Regardless, we cannot expect government (which is composed of people) to have all the answers especially for 300+ million people. If secular humanists really took their philosophy seriously, they would have to defend the idea that if government has all the answers then it would have to take advantage of extraordinary people and make sue of others where it can. So people who are useful remain and others who are not should be gently removed. Sounds horrific! Yes. That is the future without faith in God, the Creator of heaven and earth and the knowledge that we live in a fallen world. My further argument goes like this... One does not have to be a Christian to appreciate that humanism powered by pure reason alone cannot succeed. Even Emmanuel Kant, writing his Critique of Pure Reason during the height of the German enlightenment, understood this. Neither should followers of Christ fall prey to the deceitfulness of philosophy and human tradition, or be taken captive by forms humanism based on romantic faith in the possibility of human self-realization (Colossians 2:8). Hegel based human progress on the ideal of reason as spirit “instantiating” itself through progressive dialectical stages in history; but had Hegel lived to see the world wars of the 20th century, it is doubtful that he would have persisted in detecting human progress in this debacle of history. Christians understand that any form of humanism set apart from divinely authored redemption is doomed to failure and false to the faith. We ground a high view of man in a high view of God, since mankind is made in the image of God, and we agree with Scripture concerning man’s desperate situation and God’s plan of salvation.

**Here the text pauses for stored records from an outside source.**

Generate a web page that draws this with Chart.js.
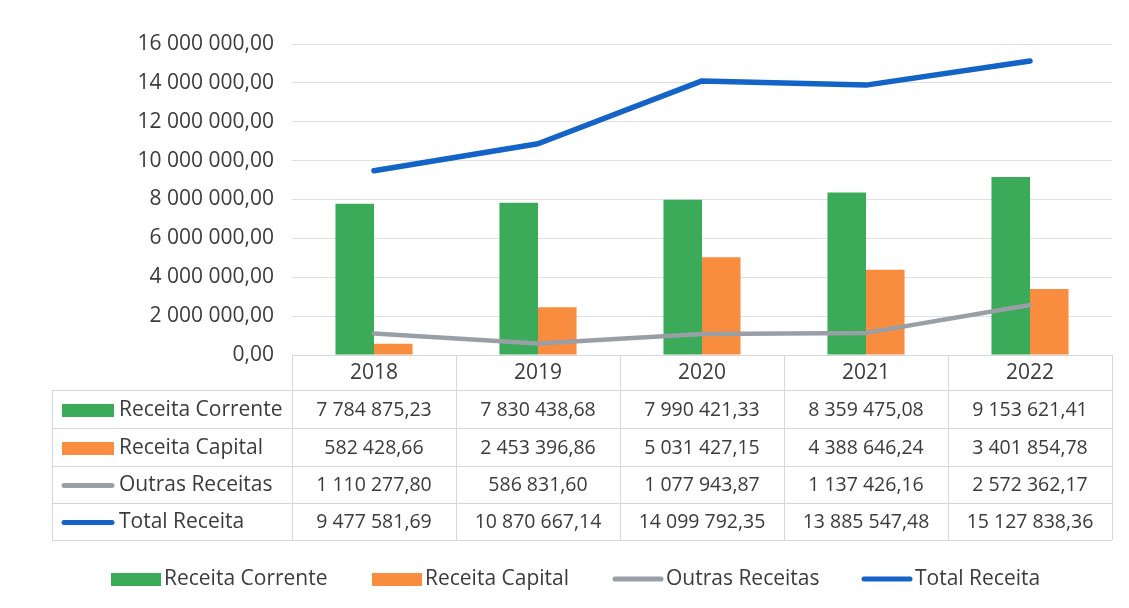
<!DOCTYPE html>
<html>
<head>
<meta charset="utf-8">
<script src="https://cdn.jsdelivr.net/npm/chart.js@4.4.1/dist/chart.umd.min.js"></script>
<style>
  html, body { margin: 0; padding: 0; background: #ffffff; }
  #caixa { width: 1129px; height: 608px; position: relative; }
</style>
</head>
<body>
<div id="caixa"><canvas id="grafico"></canvas></div>
<script>
// --- Dados ---
const anos = ['2018', '2019', '2020', '2021', '2022'];
const receitaCorrente = [7784875.23, 7830438.68, 7990421.33, 8359475.08, 9153621.41];
const receitaCapital = [582428.66, 2453396.86, 5031427.15, 4388646.24, 3401854.78];
const outrasReceitas = [1110277.80, 586831.60, 1077943.87, 1137426.16, 2572362.17];
const totalReceita = [9477581.69, 10870667.14, 14099792.35, 13885547.48, 15127838.36];
const nomesSeries = ['Receita Corrente', 'Receita Capital', 'Outras Receitas', 'Total Receita'];

const corVerde = '#3bab5a';
const corLaranja = '#f98d3f';
const corCinza = '#9a9fa5';
const corAzul = '#1463c6';
const corTexto = '#3b3b3b';
const corGrelha = '#dde1e6';
const fonte = "'Open Sans', Lato, sans-serif";

// formato 1 234 567,89
function formatar(n) {
    const partes = n.toFixed(2).split('.');
    const inteiro = partes[0].replace(/\B(?=(\d{3})+(?!\d))/g, ' ');
    return inteiro + ',' + partes[1];
}

// --- Tabela de dados + legenda (desenhadas por baixo do eixo X) ---
const pluginTabela = {
    id: 'tabelaDados',
    afterDraw(chart) {
        const ctx = chart.ctx;
        const area = chart.chartArea;
        const x = chart.scales.x;
        const larguraCat = x.width / anos.length;
        const topo = area.bottom;
        const linhasY = [topo + 35, topo + 73, topo + 111, topo + 148, topo + 185];
        const esquerda = 52;

        ctx.save();
        ctx.strokeStyle = '#d3d7dc';
        ctx.lineWidth = 1;
        ctx.beginPath();
        // linha do topo (cabeçalho)
        ctx.moveTo(x.left, topo + 0.5); ctx.lineTo(x.right, topo + 0.5);
        linhasY.forEach(y => {
            ctx.moveTo(esquerda, Math.round(y) + 0.5);
            ctx.lineTo(x.right, Math.round(y) + 0.5);
        });
        // verticais
        ctx.moveTo(esquerda + 0.5, linhasY[0]); ctx.lineTo(esquerda + 0.5, linhasY[4]);
        for (let i = 0; i <= anos.length; i++) {
            const xv = Math.round(x.left + i * larguraCat) + 0.5;
            ctx.moveTo(xv, topo); ctx.lineTo(xv, linhasY[4]);
        }
        ctx.stroke();

        ctx.fillStyle = corTexto;
        ctx.textBaseline = 'middle';

        chart.data.datasets.forEach((ds, r) => {
            const yc = (linhasY[r] + linhasY[r + 1]) / 2 + 1;
            desenharChave(ctx, ds, 62, yc, 52);
            ctx.fillStyle = corTexto;
            ctx.textAlign = 'left';
            ctx.font = '21px ' + fonte;
            ctx.fillText(ds.label, 119, yc);
            ctx.textAlign = 'center';
            ctx.font = '19.5px ' + fonte;
            ds.data.forEach((v, i) => {
                ctx.fillText(formatar(v), x.getPixelForValue(i), yc);
            });
        });

        // legenda inferior
        const yl = topo + 224;
        const posLegenda = [111, 372, 613, 862];
        ctx.font = '21px ' + fonte;
        chart.data.datasets.forEach((ds, r) => {
            desenharChave(ctx, ds, posLegenda[r], yl, 50);
            ctx.fillStyle = corTexto;
            ctx.textAlign = 'left';
            ctx.fillText(ds.label, posLegenda[r] + 53, yl);
        });
        ctx.restore();
    }
};

function desenharChave(ctx, ds, x0, yc, largura) {
    if (ds.type === 'line') {
        ctx.strokeStyle = ds.borderColor;
        ctx.lineWidth = 5;
        ctx.lineCap = 'round';
        ctx.beginPath();
        ctx.moveTo(x0 + 2, yc);
        ctx.lineTo(x0 + largura - 2, yc);
        ctx.stroke();
    } else {
        ctx.fillStyle = ds.backgroundColor;
        ctx.fillRect(x0, yc - 6, largura, 13);
    }
}

const ctxGrafico = document.getElementById('grafico').getContext('2d');
new Chart(ctxGrafico, {
    type: 'bar',
    data: {
        labels: anos,
        datasets: [
            { type: 'bar', label: nomesSeries[0], data: receitaCorrente, backgroundColor: corVerde, order: 2 },
            { type: 'bar', label: nomesSeries[1], data: receitaCapital, backgroundColor: corLaranja, order: 2 },
            { type: 'line', label: nomesSeries[2], data: outrasReceitas, borderColor: corCinza, borderWidth: 4.5,
              pointRadius: 0, tension: 0, borderCapStyle: 'round', borderJoinStyle: 'round', order: 1 },
            { type: 'line', label: nomesSeries[3], data: totalReceita, borderColor: corAzul, borderWidth: 5.5,
              pointRadius: 0, tension: 0, borderCapStyle: 'round', borderJoinStyle: 'round', order: 0 }
        ]
    },
    options: {
        responsive: true,
        maintainAspectRatio: false,
        animation: false,
        layout: { padding: { top: 44, right: 17, bottom: 0, left: 0 } },
        datasets: { bar: { categoryPercentage: 0.47, barPercentage: 1.0 } },
        plugins: {
            legend: { display: false },
            tooltip: { enabled: false }
        },
        scales: {
            x: {
                grid: { display: false, drawTicks: false },
                border: { display: false },
                ticks: { color: corTexto, font: { family: fonte, size: 21 }, padding: 5 },
                afterFit: (escala) => { escala.height = 253; }
            },
            y: {
                min: 0,
                max: 16000000,
                grid: { color: corGrelha, drawTicks: false },
                border: { display: false },
                ticks: {
                    stepSize: 2000000,
                    color: corTexto,
                    padding: 18,
                    font: { family: fonte, size: 21 },
                    callback: (v) => formatar(v)
                },
                afterFit: (escala) => { escala.width = 292; }
            }
        }
    },
    plugins: [pluginTabela]
});
</script>
</body>
</html>
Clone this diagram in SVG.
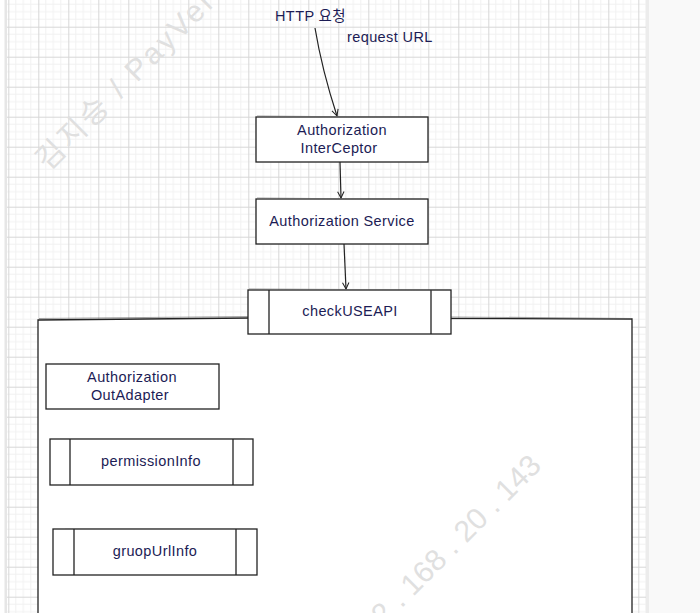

As Alexander Solzhenitsyn observed, humanism offers no solution at all
to mankind’s desperate condition. He puts it this way: "If humanism were
right in declaring that man is born to be happy, he would not be born
to die. Since his body is doomed to die, his task on earth evidently
must be of a more spiritual nature.” Indeed. Mankind’s task is to seek
and find God (Acts 17:26-27; cf. 15:17), our true redeemer who offers us
a better than earthly inheritance (Hebrews 6:9; 7:17). Anyone who opens
the door to Christ (Revelation 3:20) will inherit that better country,
which God has prepared for those who love Him and are called according
to His purposes (Ephesians 1:11; Romans 8:28; Hebrew 11:16; cf. Matthew
25:34; John 14:2). How much more excellent is this is than all the proud
and lofty goals contained in secular humanist manifestos?